Today marks Day 116 without an intentional meal with meat in it. I say "intentional meal" because I consider my last true meaty meal an A-1 Thick & Hearty burger from Whataburger. I ate half of the burger on February 13th and was almost nauseated by the amount of heartiness in it. Why did I choose this as my last meal, you may ask? Well, this definitely was not on my mind when I ordered it. I didn't drive up and think, "Here it goes... My last carnivorous meal."
The next day, I stepped onto the scale at the doctor's office and I made my decision. That was it. No. More. I'd made excuses for myself long enough. I had been interested before in the idea of leaving meat behind. Although, I was never one to follow through with my plans to do, well, anything. When it comes to eating right and exercising, I was pretty awful at it.
Let's get back to the "intentional meal" phrase I used earlier. A couple of months into my "lifestyle change" (no, not a diet!), I was invited to the Alamo Drafthouse opening on Slaughter. The food and drinks they provided were decadent and impressive. I admit I had one teeny tiny bite of meat there. It was for research purposes, I told myself. Alas, I felt a tinge of guilt and failure afterward. I had stayed on track for nearly two months, but I tried not to beat myself up over this.
My next encounter with meat was about two weeks ago. I met up with a friend at a Mexican restaurant and realized there was about one tablespoon of ground beef in the sauce on my enchiladas—once I was 90% done with my plate. I was mildly disappointed, but this was my first meal in nearly 100 days to accidentally have meat.

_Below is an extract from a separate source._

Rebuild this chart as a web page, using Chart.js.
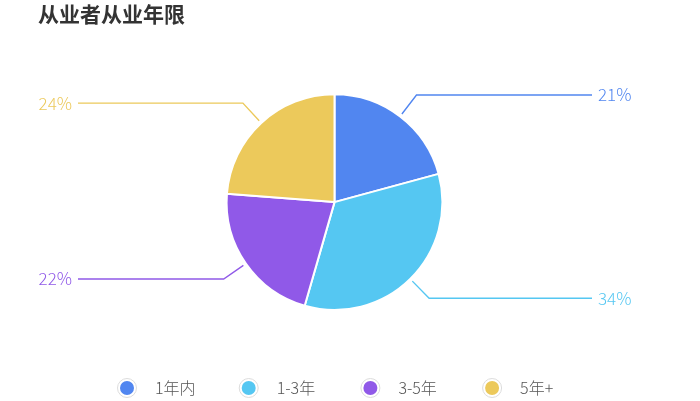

I'm not trying to be perfect. I'm not trying to make a point. I'm doing this purely for health reasons and well, just to prove to myself that I am capable of making a change. I've been feeling pretty good, lost 13 lbs. and I find that this lifestyle is forcing me to reconsider plenty of things. I also learned that people are not comfortable with my change.
I kept quiet at first about all of this in fear of what people would say and think. Now I am finding people are just honestly curious about the whole thing. I welcome the questions and am happy that people are intrigued. There's been plenty to learn during my experience and I hope this encourages more personal growth than it already has.